Speaking of Research try to keep on top of the latest statistics coming from governments around the world. This post will look at the 2016 statistical releases in Poland and Finland.
According to statistics provided by Finnish authorities (but not required by the EU), 168,548 animals were “bred and euthanized without procedures”. This figure is likely to include both surplus animals bred, and animals bred to supply tissue samples for in vitro studies (but not genetically altered and not undergoing any procedure).
The rise in numbers mainly comes from the increases in mice (+16%) and birds (104%). This is the second year in which the number of birds used has doubled. Proportionally, Finland uses more dogs than in most countries – 3.8% vs around 0.5% in other EU countries. However, on closer inspection, it turns out that 3,582 procedures were taking blood samples from pet dogs to study genes involved in canine diseases, and 244 procedures were pet dogs participating in (veterinary) patient studies, leaving only 135 dogs used in laboratory settings (nearly all in toxicity and safety tests, nearly all of which were of mild severity). Similarly, all 259 procedures on cats were blood samples from pet cats to study genes involved in feline diseases.
Most research was conducted on mice (66%), rats (12%) fish (10%) or birds (7%), together accounting for 95% of all research procedures. No primates were used.
Over the last decade, the number of animal procedures in Finland has been falling, approximately halving over ten years. Given the relatively small numbers of animals used in Finland (numerous US and UK universities use more animals in a year than all Finnish institutions put together), changes in overall numbers can be the result of just a handful of studies starting or finishing.
Finland, like all EU countries, reports the severity of every procedure after they have been completed. Mild and non-recovery accounted for 61.3% of procedures (60.3% in 2015), moderate was 30.1% (down from 33.9% in 2015) and severe was 8.5% (up from 5.8% in 2015). All but one severe procedure was on mice and rats (the last was on pigs).

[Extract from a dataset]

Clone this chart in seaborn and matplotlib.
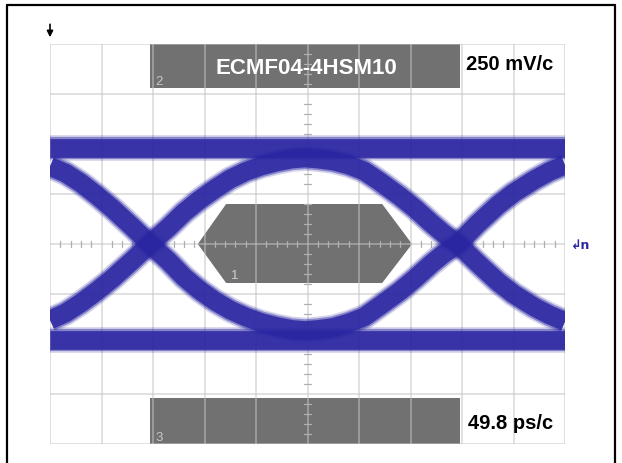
import matplotlib
matplotlib.use("Agg")
import matplotlib.pyplot as plt
from matplotlib.lines import Line2D
from matplotlib.patches import Polygon, Rectangle
import pandas as pd
import seaborn as sns

# ---- data (divisions: x = 49.8 ps/div, y = 250 mV/div) ----
time_div = [0.0, 0.3, 0.6, 0.9, 1.2, 1.6, 1.94, 2.3, 2.6, 2.9, 3.2, 3.5, 3.8, 4.1,
            4.4, 4.7, 4.95, 5.2, 5.5, 5.8, 6.1, 6.4, 6.8, 7.1, 7.4, 7.65, 7.92,
            8.3, 8.7, 9.0, 9.4, 9.7, 10.0]
# trace rising at first crossing, falling at second
arch_up = [-1.52, -1.38, -1.18, -0.95, -0.70, -0.33, 0.0, 0.33, 0.63, 0.88, 1.10, 1.30,
           1.45, 1.56, 1.64, 1.70, 1.72, 1.70, 1.66, 1.58, 1.46, 1.25, 0.95, 0.70,
           0.42, 0.20, 0.0, -0.38, -0.76, -1.00, -1.26, -1.42, -1.55]
# trace falling at first crossing, rising at second
arch_down = [1.55, 1.42, 1.22, 0.98, 0.72, 0.34, 0.0, -0.34, -0.66, -0.92, -1.14, -1.32,
             -1.46, -1.57, -1.65, -1.71, -1.73, -1.71, -1.67, -1.58, -1.46, -1.24, -0.94,
             -0.68, -0.40, -0.19, 0.0, 0.40, 0.78, 1.02, 1.28, 1.45, 1.58]
level_time = [0.0, 10.0]
level_high = [1.92, 1.92]
level_low = [-1.92, -1.92]

mask_x = [2.87, 3.42, 6.45, 7.03, 6.45, 3.42]
mask_y = [0.0, 0.80, 0.80, 0.0, -0.78, -0.78]

title_text = "ECMF04-4HSM10"
volt_scale = "250 mV/c"
time_scale = "49.8 ps/c"

# ---- build long table ----
rows = []
for name, xs, ys in [("up", time_div, arch_up), ("down", time_div, arch_down),
                     ("high", level_time, level_high), ("low", level_time, level_low)]:
    for i, (x, y) in enumerate(zip(xs, ys)):
        rows.append({"trace": name, "t": x, "v": y, "order": i})
df = pd.DataFrame(rows)

sns.set_style("white")
plt.rcParams['font.family'] = ['Liberation Sans', 'DejaVu Sans']

W, H = 622, 464
fig = plt.figure(figsize=(W / 100, H / 100), dpi=100)
fig.patch.set_facecolor("white")
ax = fig.add_axes([50 / W, 19 / H, 515 / W, 400 / H])
ax.set_xlim(0, 10)
ax.set_ylim(-4, 4)
for s in ax.spines.values():
    s.set_visible(False)
ax.set_xticks([])
ax.set_yticks([])

box_gray = "#717171"
ax.add_patch(Rectangle((1.95, 3.12), 7.96 - 1.95, 0.88, facecolor=box_gray, edgecolor="none", zorder=1))
ax.add_patch(Rectangle((1.95, -4.0), 7.96 - 1.95, 0.92, facecolor=box_gray, edgecolor="none", zorder=1))
ax.add_patch(Polygon(list(zip(mask_x, mask_y)), closed=True, facecolor=box_gray, edgecolor="none", zorder=1))

# grid
for gx in range(0, 11):
    ax.axvline(gx, color="#c4c4c4", lw=1.1, alpha=0.65, zorder=2)
for gy in range(-4, 5):
    ax.axhline(gy, color="#c4c4c4", lw=1.1, alpha=0.65, zorder=2)
# center ticks
tk = [i * 0.2 for i in range(0, 51)]
for t in tk:
    if abs(t - round(t)) > 1e-6:
        ax.plot([t, t], [-0.06, 0.06], color="#b0b0b0", lw=0.9, zorder=2)
tky = [-4 + i * 0.2 for i in range(0, 41)]
for t in tky:
    if abs(t - round(t)) > 1e-6:
        ax.plot([4.94, 5.06], [t, t], color="#b0b0b0", lw=0.9, zorder=2)

# traces
trace_col = "#2a26a2"
for lw, a, z in [(18.5, 0.2, 3), (16.0, 0.45, 4), (13.5, 0.85, 5)]:
    sns.lineplot(data=df, x="t", y="v", units="trace", estimator=None, sort=False,
                 color=trace_col, lw=lw, alpha=a, ax=ax, legend=False, zorder=z,
                 solid_joinstyle="round", solid_capstyle="butt")
ax.set_xlim(0, 10)
ax.set_ylim(-4, 4)
ax.set_xlabel("")
ax.set_ylabel("")

# texts
ax.text(4.97, 3.54, title_text, color="white", fontsize=16, fontweight="bold",
        ha="center", va="center", zorder=6)
ax.text(8.08, 3.62, volt_scale, color="black", fontsize=14.5, fontweight="bold",
        ha="left", va="center", zorder=6)
ax.text(8.12, -3.58, time_scale, color="black", fontsize=14.5, fontweight="bold",
        ha="left", va="center", zorder=6)
ax.text(2.04, 3.14, "2", color="#c8c8c8", fontsize=9.5, ha="left", va="bottom", zorder=6)
ax.text(2.04, -3.98, "3", color="#c8c8c8", fontsize=9.5, ha="left", va="bottom", zorder=6)
ax.text(3.52, -0.74, "1", color="#d0d0d0", fontsize=9.5, ha="left", va="bottom", zorder=6)

# markers
ax.annotate("", xy=(0.0, 4.08), xytext=(0.0, 4.45), annotation_clip=False,
            arrowprops=dict(arrowstyle="-|>", color="black", lw=1.2, mutation_scale=9))
ax.text(10.12, 0.0, "↲n", color="#2a26a2", fontsize=9, ha="left", va="center",
        clip_on=False, zorder=6, fontweight="bold", family=["DejaVu Sans"])

# outer frame
fig.add_artist(Line2D([7.5 / W, 7.5 / W], [0, 1 - 6 / H], transform=fig.transFigure, color="black", lw=1.6))
fig.add_artist(Line2D([615 / W, 615 / W], [0, 1 - 6 / H], transform=fig.transFigure, color="black", lw=1.6))
fig.add_artist(Line2D([7.5 / W, 615 / W], [1 - 6 / H, 1 - 6 / H], transform=fig.transFigure, color="black", lw=1.6))

fig.savefig("out.png", dpi=100, facecolor="white")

Finally, 41.1% of procedures involved genetically altered animals (mostly mice and fish), 58.9% did not.
Source of Finnish Statistics: http://www.laaninhallitus.fi/lh/etela/hankkeet/ellapro/home.nsf/pages/BFD5CAFA94D8E7C7C225728A00475B11?opendocument
See previous years’ reports:
Poland reported 184,489 procedures on animals in 2016, a 6% rise from the previous year. It should be noted that while we compare to 2015, there were numerous issues relating to that statistical release and as a result these “changes from 2015” should be taken with a pinch of salt.
The biggest rise has been in fish, which rose 266% from 2015. This was slightly offset by falls in mice (-3%), rats (-10%) and birds (-38%).
93% of all research in Poland is on mice, rats, birds and fish – similar to most other EU countries. Prcoedures on dogs and cats together add up to less than 0.05% of research (85 procedures), and there were no procedures on primates.
There appears to be a downward trend in animal research over the last six years, though errors in previous data should mean that readers should take figures with a pinch of salt. Like Finland, given the relatively small numbers of animals used in Poland (numerous US and UK universities use more animals in a year than all Polish institutions put together), changes in overall numbers can be the result of just a handful of studies starting or finishing.
Poland reports the severity of every procedure after they have been completed. Mild and non-recovery accounted for 51%% of procedures, moderate was 26% and severe was 23%. The proportion of severe experiments is higher than in most other EU countries. This may be a result of slightly different guidelines currently in Poland for classifying severity.